Ron Aspinall

Personal information
- Born: October 26, 1918
- Died: August 16, 1999 (aged 80)
- Batting: Right-handed
- Bowling: Right-arm fast-medium

Career statistics
| Competition | First-class |
| Matches | 36 |
| Runs scored | 763 |
| Batting average | 19.07 |
| 100s/50s | 0/4 |
| Top score | 75* |
| Balls bowled | 5,956 |
| Wickets | 131 |
| Bowling average | 20.38 |
| 5 wickets in innings | 8 |
| 10 wickets in match | 2 |
| Best bowling | 8/42 |
| Catches/stumpings | 18/– |
- Source: CricketArchive, 8 November 2022

= Ron Aspinall =

English cricketer and umpire

Ronald Aspinall (26 October 1918 – 16 August 1999) was an English cricketer, who played for Yorkshire, and a cricket umpire.

==Life and career==
Aspinall was born in Almondbury, Huddersfield, West Yorkshire.
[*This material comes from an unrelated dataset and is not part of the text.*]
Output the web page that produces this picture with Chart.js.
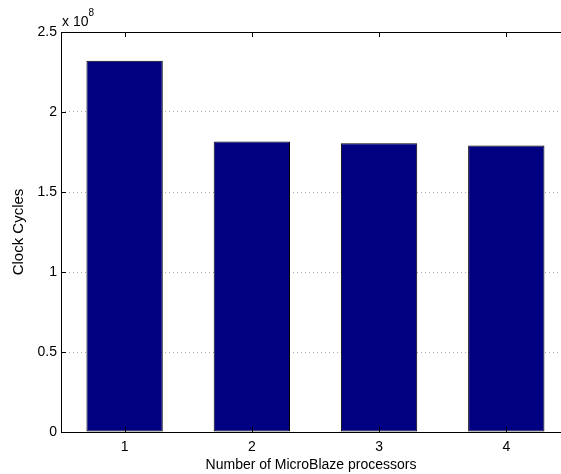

A useful lower order right-handed batsman and a fast-medium right arm bowler, Aspinall was 27 before he made his first-class cricket debut in 1946, and four years later his career was over, ended by an Achilles' tendon injury.

His most successful game came in 1947 against Northamptonshire, when he took 8 for 42 and 6 for 23 to dismiss the home team for 146 and 118 to hand Yorkshire victory by 351 runs. In 1948, he played fairly regularly as the successor to Bill Bowes, opening the Yorkshire bowling with Alec Coxon. Against Don Bradman's 'Invincibles' in the so-called 'Sixth Test' and he dismissed Bradman in Australia's second innings, caught by Len Hutton for 86, as well as Sid Barnes, Doug Ring, Ernie Toshack and Keith Miller.

In the season before his first-class career ended, 1949, he headed the national bowling averages in England, by taking 30 wickets in just four matches, at an average of less than 10 runs per wicket, before injury finished his season in May.

After leaving the first-class game, Aspinall played Minor Counties cricket for seven seasons for Durham from 1951 to 1957. Between 1960 and 1981 he was on the first-class umpires list.

Aspinall died in August 1999, in Almondbury, at the age of 80.